- **Stated task**: Look through the data below and output, unchanged, every line from the one holding "Generate a LaTeX" through the one holding "(fun) at (666,410)", inclusive. Skip the pictures.

--- start The data ---

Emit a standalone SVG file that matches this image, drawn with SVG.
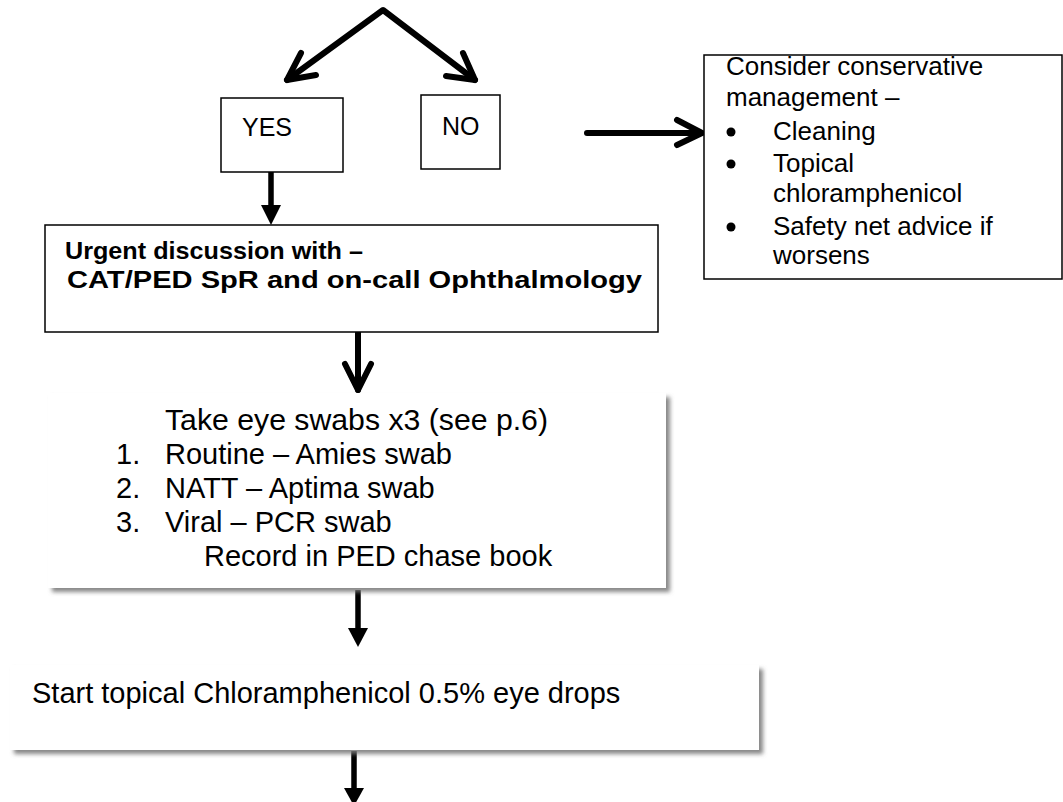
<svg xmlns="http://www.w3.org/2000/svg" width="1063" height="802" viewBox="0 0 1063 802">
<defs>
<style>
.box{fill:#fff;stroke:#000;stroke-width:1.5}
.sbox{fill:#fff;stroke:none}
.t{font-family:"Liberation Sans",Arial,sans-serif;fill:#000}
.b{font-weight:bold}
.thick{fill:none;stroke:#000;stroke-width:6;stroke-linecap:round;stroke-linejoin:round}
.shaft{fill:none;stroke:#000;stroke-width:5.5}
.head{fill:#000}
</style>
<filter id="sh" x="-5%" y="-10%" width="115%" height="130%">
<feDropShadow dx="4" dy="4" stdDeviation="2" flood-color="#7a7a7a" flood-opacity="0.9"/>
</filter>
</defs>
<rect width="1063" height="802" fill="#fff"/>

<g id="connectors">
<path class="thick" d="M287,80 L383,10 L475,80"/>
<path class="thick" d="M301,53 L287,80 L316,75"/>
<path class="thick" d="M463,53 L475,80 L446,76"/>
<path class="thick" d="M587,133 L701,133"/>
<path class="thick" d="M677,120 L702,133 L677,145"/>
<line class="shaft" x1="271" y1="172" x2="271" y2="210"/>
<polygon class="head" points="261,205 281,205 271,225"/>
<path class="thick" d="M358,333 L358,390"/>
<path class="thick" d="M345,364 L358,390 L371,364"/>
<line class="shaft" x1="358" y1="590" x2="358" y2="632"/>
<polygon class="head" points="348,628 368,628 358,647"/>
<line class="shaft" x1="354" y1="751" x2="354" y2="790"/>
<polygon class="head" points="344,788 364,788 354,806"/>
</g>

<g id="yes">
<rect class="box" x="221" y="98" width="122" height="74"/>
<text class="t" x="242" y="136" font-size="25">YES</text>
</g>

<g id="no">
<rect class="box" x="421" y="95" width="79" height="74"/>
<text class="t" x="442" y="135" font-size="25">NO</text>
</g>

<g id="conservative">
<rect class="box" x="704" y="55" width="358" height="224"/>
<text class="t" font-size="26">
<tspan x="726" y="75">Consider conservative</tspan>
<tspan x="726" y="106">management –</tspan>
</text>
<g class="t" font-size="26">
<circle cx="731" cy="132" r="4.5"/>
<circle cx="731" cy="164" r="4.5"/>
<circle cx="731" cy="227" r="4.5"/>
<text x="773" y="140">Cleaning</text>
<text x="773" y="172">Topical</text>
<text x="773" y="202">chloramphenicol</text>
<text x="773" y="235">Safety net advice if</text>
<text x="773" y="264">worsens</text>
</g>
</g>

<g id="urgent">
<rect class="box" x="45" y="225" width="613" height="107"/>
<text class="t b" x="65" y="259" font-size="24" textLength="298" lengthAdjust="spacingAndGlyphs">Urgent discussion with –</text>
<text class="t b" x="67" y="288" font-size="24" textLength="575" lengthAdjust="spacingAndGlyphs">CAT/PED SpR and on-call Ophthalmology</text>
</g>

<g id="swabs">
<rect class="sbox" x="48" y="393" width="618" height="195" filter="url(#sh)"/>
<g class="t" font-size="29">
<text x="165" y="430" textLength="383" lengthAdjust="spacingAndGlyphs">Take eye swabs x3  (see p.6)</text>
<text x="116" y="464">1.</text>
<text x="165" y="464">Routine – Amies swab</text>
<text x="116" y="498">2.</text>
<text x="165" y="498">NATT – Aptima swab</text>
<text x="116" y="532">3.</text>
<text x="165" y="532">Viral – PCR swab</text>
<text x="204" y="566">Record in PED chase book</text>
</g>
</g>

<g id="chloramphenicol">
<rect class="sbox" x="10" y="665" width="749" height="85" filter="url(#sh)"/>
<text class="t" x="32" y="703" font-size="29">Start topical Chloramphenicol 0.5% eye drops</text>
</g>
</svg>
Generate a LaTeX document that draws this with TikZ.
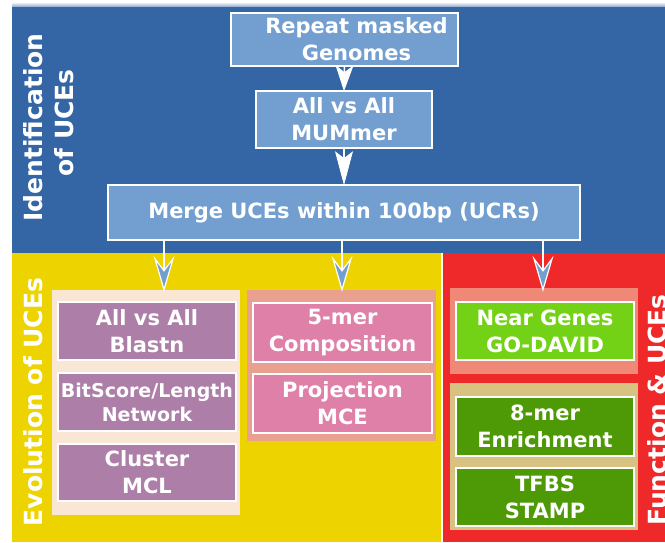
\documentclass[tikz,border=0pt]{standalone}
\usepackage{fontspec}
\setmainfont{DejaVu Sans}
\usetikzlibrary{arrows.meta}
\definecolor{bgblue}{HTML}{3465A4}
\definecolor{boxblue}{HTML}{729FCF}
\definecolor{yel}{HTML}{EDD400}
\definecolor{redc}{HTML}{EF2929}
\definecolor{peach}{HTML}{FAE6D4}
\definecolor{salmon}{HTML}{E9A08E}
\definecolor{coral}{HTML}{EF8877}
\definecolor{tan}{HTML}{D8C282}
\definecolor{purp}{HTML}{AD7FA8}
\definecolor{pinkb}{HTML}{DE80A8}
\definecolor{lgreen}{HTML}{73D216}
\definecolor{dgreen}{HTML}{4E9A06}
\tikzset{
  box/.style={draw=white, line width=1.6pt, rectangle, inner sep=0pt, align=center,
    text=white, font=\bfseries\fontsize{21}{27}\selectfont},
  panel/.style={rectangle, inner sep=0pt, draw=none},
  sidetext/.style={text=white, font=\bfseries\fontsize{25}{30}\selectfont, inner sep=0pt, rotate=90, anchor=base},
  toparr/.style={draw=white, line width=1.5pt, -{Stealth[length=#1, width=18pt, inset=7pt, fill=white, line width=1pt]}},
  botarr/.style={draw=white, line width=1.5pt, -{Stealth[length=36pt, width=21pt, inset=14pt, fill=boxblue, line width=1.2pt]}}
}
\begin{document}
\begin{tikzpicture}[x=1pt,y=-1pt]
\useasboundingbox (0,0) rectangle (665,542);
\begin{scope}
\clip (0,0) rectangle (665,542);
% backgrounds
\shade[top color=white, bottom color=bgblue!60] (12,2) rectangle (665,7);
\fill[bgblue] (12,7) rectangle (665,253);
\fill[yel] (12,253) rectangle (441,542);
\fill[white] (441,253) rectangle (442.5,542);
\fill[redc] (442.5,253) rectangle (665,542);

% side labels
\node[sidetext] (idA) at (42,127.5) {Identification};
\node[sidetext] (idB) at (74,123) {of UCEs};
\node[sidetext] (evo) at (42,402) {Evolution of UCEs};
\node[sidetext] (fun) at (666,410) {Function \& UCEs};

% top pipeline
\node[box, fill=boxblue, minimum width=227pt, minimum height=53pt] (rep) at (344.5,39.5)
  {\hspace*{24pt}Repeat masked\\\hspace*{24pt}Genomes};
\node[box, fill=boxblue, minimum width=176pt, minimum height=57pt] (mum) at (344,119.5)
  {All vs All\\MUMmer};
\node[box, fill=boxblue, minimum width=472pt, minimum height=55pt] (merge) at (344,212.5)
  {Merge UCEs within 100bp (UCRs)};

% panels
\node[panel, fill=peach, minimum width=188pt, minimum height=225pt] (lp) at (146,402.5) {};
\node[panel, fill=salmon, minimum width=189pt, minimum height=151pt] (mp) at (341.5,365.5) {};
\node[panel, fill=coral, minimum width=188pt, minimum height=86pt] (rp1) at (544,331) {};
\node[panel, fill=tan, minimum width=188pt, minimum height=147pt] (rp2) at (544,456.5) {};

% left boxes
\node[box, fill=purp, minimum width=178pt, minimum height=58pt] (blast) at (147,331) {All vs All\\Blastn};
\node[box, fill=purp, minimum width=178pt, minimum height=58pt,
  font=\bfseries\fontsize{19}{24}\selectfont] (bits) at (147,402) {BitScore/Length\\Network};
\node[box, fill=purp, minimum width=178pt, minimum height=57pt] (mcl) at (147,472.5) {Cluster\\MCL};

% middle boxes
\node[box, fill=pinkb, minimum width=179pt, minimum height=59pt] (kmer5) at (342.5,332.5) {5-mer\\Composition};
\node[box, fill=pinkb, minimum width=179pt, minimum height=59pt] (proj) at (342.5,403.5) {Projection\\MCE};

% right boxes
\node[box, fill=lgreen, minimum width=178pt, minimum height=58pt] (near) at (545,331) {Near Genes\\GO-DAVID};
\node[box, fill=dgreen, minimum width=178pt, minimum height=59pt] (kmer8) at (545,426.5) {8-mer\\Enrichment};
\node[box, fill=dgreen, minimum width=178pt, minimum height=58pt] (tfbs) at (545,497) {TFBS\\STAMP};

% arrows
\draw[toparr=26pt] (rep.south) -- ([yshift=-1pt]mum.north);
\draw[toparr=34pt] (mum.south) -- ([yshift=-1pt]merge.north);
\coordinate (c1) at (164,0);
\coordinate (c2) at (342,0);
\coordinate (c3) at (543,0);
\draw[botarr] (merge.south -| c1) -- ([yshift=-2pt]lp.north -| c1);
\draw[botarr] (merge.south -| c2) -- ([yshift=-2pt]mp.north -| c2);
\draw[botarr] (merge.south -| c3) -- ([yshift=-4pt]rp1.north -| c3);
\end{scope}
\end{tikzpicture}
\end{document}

--- end The data ---

- **Final result**:
Generate a LaTeX document that draws this with TikZ.
\documentclass[tikz,border=0pt]{standalone}
\usepackage{fontspec}
\setmainfont{DejaVu Sans}
\usetikzlibrary{arrows.meta}
\definecolor{bgblue}{HTML}{3465A4}
\definecolor{boxblue}{HTML}{729FCF}
\definecolor{yel}{HTML}{EDD400}
\definecolor{redc}{HTML}{EF2929}
\definecolor{peach}{HTML}{FAE6D4}
\definecolor{salmon}{HTML}{E9A08E}
\definecolor{coral}{HTML}{EF8877}
\definecolor{tan}{HTML}{D8C282}
\definecolor{purp}{HTML}{AD7FA8}
\definecolor{pinkb}{HTML}{DE80A8}
\definecolor{lgreen}{HTML}{73D216}
\definecolor{dgreen}{HTML}{4E9A06}
\tikzset{
  box/.style={draw=white, line width=1.6pt, rectangle, inner sep=0pt, align=center,
    text=white, font=\bfseries\fontsize{21}{27}\selectfont},
  panel/.style={rectangle, inner sep=0pt, draw=none},
  sidetext/.style={text=white, font=\bfseries\fontsize{25}{30}\selectfont, inner sep=0pt, rotate=90, anchor=base},
  toparr/.style={draw=white, line width=1.5pt, -{Stealth[length=#1, width=18pt, inset=7pt, fill=white, line width=1pt]}},
  botarr/.style={draw=white, line width=1.5pt, -{Stealth[length=36pt, width=21pt, inset=14pt, fill=boxblue, line width=1.2pt]}}
}
\begin{document}
\begin{tikzpicture}[x=1pt,y=-1pt]
\useasboundingbox (0,0) rectangle (665,542);
\begin{scope}
\clip (0,0) rectangle (665,542);
% backgrounds
\shade[top color=white, bottom color=bgblue!60] (12,2) rectangle (665,7);
\fill[bgblue] (12,7) rectangle (665,253);
\fill[yel] (12,253) rectangle (441,542);
\fill[white] (441,253) rectangle (442.5,542);
\fill[redc] (442.5,253) rectangle (665,542);

% side labels
\node[sidetext] (idA) at (42,127.5) {Identification};
\node[sidetext] (idB) at (74,123) {of UCEs};
\node[sidetext] (evo) at (42,402) {Evolution of UCEs};
\node[sidetext] (fun) at (666,410) {Function \& UCEs};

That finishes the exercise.